Source data:
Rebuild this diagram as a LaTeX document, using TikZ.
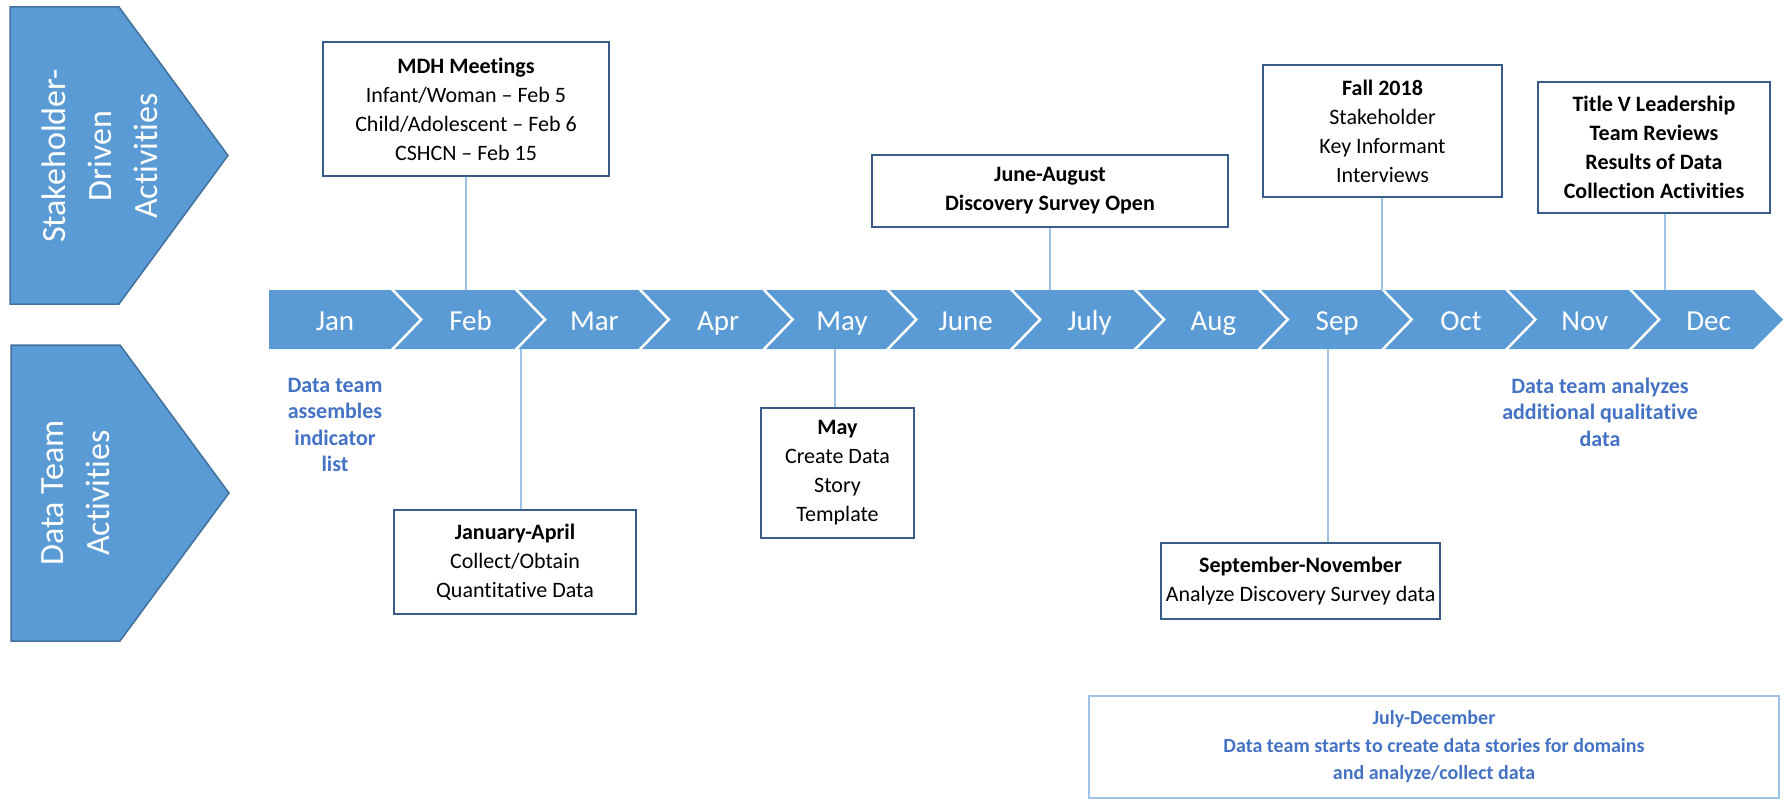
\documentclass[tikz,border=0pt]{standalone}
\usepackage{fontspec}
\setmainfont{Carlito}[Ligatures={NoCommon,NoRare,NoContextual},Contextuals=NoAlternate]
\definecolor{bandblue}{HTML}{5B9BD5}
\definecolor{chevline}{HTML}{41719C}
\definecolor{boxline}{HTML}{385D8A}
\definecolor{bluetext}{HTML}{4472C4}
\definecolor{lightline}{HTML}{9DC3E6}
\begin{document}
\begin{tikzpicture}[x=1pt,y=-1pt,
  chev/.style={fill=bandblue,draw=chevline,line width=1.5pt,line join=miter},
  chevtext/.style={rotate=90,text=white,align=center,font=\fontsize{34}{46}\selectfont},
  month/.style={text=white,anchor=base,font=\fontsize{29}{34}\selectfont},
  sep/.style={draw=white,line width=2.5pt},
  evbox/.style={draw=boxline,line width=2pt,fill=white,align=center,inner sep=0pt,font=\fontsize{22}{29}\selectfont},
  bluelbl/.style={text=bluetext,align=center,font=\bfseries\fontsize{22}{26.5}\selectfont},
  conn/.style={draw=lightline,line width=1.8pt}]
\useasboundingbox (0,0) rectangle (1786,800);

% left chevrons
\draw[chev] (10,7) -- (119,7) -- (228,155.5) -- (119,304) -- (10,304) -- cycle;
\node[chevtext] (sdlbl) at (100,156) {Stakeholder-\\Driven\\Activities};
\draw[chev] (11,345) -- (120,345) -- (229,493) -- (120,641) -- (11,641) -- cycle;
\node[chevtext] (dtlbl) at (76,493) {Data Team\\Activities};

% timeline band
\fill[bandblue] (269,290) -- (1753.5,290) -- (1783,319.5) -- (1753.5,349) -- (269,349) -- cycle;
\foreach \k in {0,...,10}{
  \draw[sep] ({391.7+\k*123.8},289) -- ({421.2+\k*123.8},319.5) -- ({391.7+\k*123.8},350);
}
\node[month] (m1) at (335,330) {Jan};
\foreach \k/\m in {1/Feb,2/Mar,3/Apr,4/May,5/June,6/July,7/Aug,8/Sep,9/Oct,10/Nov,11/Dec}{
  \node[month] (m\k) at ({391.7+(\k-1)*123.8+61.9+17},330) {\m};
}
\coordinate (bandtop) at (0,290);
\coordinate (bandbot) at (0,349);

% event boxes
\node[evbox,minimum width=286pt,minimum height=134pt] (mdh) at (466,109)
  {\textbf{MDH Meetings}\\Infant/Woman -- Feb 5\\Child/Adolescent -- Feb 6\\CSHCN -- Feb 15};
\node[evbox,minimum width=242pt,minimum height=104pt] (janapr) at (515,562)
  {\textbf{January-April}\\Collect/Obtain\\Quantitative Data};
\node[evbox,minimum width=153pt,minimum height=130pt] (may) at (837.5,473)
  {\textbf{May}\\Create Data\\Story\\Template};
\node[evbox,minimum width=356pt,minimum height=72pt] (junaug) at (1050,191)
  {\textbf{June-August}\\\textbf{Discovery Survey Open}};
\node[evbox,minimum width=239pt,minimum height=132pt] (fall) at (1382.5,131)
  {\textbf{Fall 2018}\\Stakeholder\\Key Informant\\Interviews};
\node[evbox,minimum width=232pt,minimum height=131pt] (titlev) at (1654,147.5)
  {\textbf{Title V Leadership}\\\textbf{Team Reviews}\\\textbf{Results of Data}\\\textbf{Collection Activities}};
\node[evbox,minimum width=279pt,minimum height=76pt] (sepnov) at (1300.5,581)
  {\textbf{September-November}\\Analyze Discovery Survey data};
\node[draw=lightline,line width=2pt,fill=white,minimum width=690pt,minimum height=102pt,inner sep=0pt,
  text=bluetext,align=center,font=\bfseries\fontsize{20}{27.5}\selectfont] (juldec) at (1434,747)
  {July-December\\Data team starts to create data stories for domains\\and analyze/collect data};

% blue labels
\node[bluelbl] (assemble) at (335,425) {Data team\\assembles\\indicator\\list};
\node[bluelbl] (analyzes) at (1600,412) {Data team analyzes\\additional qualitative\\data};

% connectors
\draw[conn] (mdh.south) -- (mdh.south |- bandtop);
\coordinate (c2) at (521,349);
\draw[conn] (c2) -- (c2 |- janapr.north);
\coordinate (c3) at (835,349);
\draw[conn] (c3) -- (c3 |- may.north);
\draw[conn] (junaug.south) -- (junaug.south |- bandtop);
\coordinate (c5) at (1382,290);
\draw[conn] (c5) -- (c5 |- fall.south);
\coordinate (c6) at (1665,290);
\draw[conn] (c6) -- (c6 |- titlev.south);
\coordinate (c7) at (1328,349);
\draw[conn] (c7) -- (c7 |- sepnov.north);
\end{tikzpicture}
\end{document}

Instructions for the task: Would you reproduce the lines above, from the very first through the line containing "(dtlbl) at (76,493)", exactly and without the pictures?

Response to this exercise:
Rebuild this diagram as a LaTeX document, using TikZ.
\documentclass[tikz,border=0pt]{standalone}
\usepackage{fontspec}
\setmainfont{Carlito}[Ligatures={NoCommon,NoRare,NoContextual},Contextuals=NoAlternate]
\definecolor{bandblue}{HTML}{5B9BD5}
\definecolor{chevline}{HTML}{41719C}
\definecolor{boxline}{HTML}{385D8A}
\definecolor{bluetext}{HTML}{4472C4}
\definecolor{lightline}{HTML}{9DC3E6}
\begin{document}
\begin{tikzpicture}[x=1pt,y=-1pt,
  chev/.style={fill=bandblue,draw=chevline,line width=1.5pt,line join=miter},
  chevtext/.style={rotate=90,text=white,align=center,font=\fontsize{34}{46}\selectfont},
  month/.style={text=white,anchor=base,font=\fontsize{29}{34}\selectfont},
  sep/.style={draw=white,line width=2.5pt},
  evbox/.style={draw=boxline,line width=2pt,fill=white,align=center,inner sep=0pt,font=\fontsize{22}{29}\selectfont},
  bluelbl/.style={text=bluetext,align=center,font=\bfseries\fontsize{22}{26.5}\selectfont},
  conn/.style={draw=lightline,line width=1.8pt}]
\useasboundingbox (0,0) rectangle (1786,800);

% left chevrons
\draw[chev] (10,7) -- (119,7) -- (228,155.5) -- (119,304) -- (10,304) -- cycle;
\node[chevtext] (sdlbl) at (100,156) {Stakeholder-\\Driven\\Activities};
\draw[chev] (11,345) -- (120,345) -- (229,493) -- (120,641) -- (11,641) -- cycle;
\node[chevtext] (dtlbl) at (76,493) {Data Team\\Activities};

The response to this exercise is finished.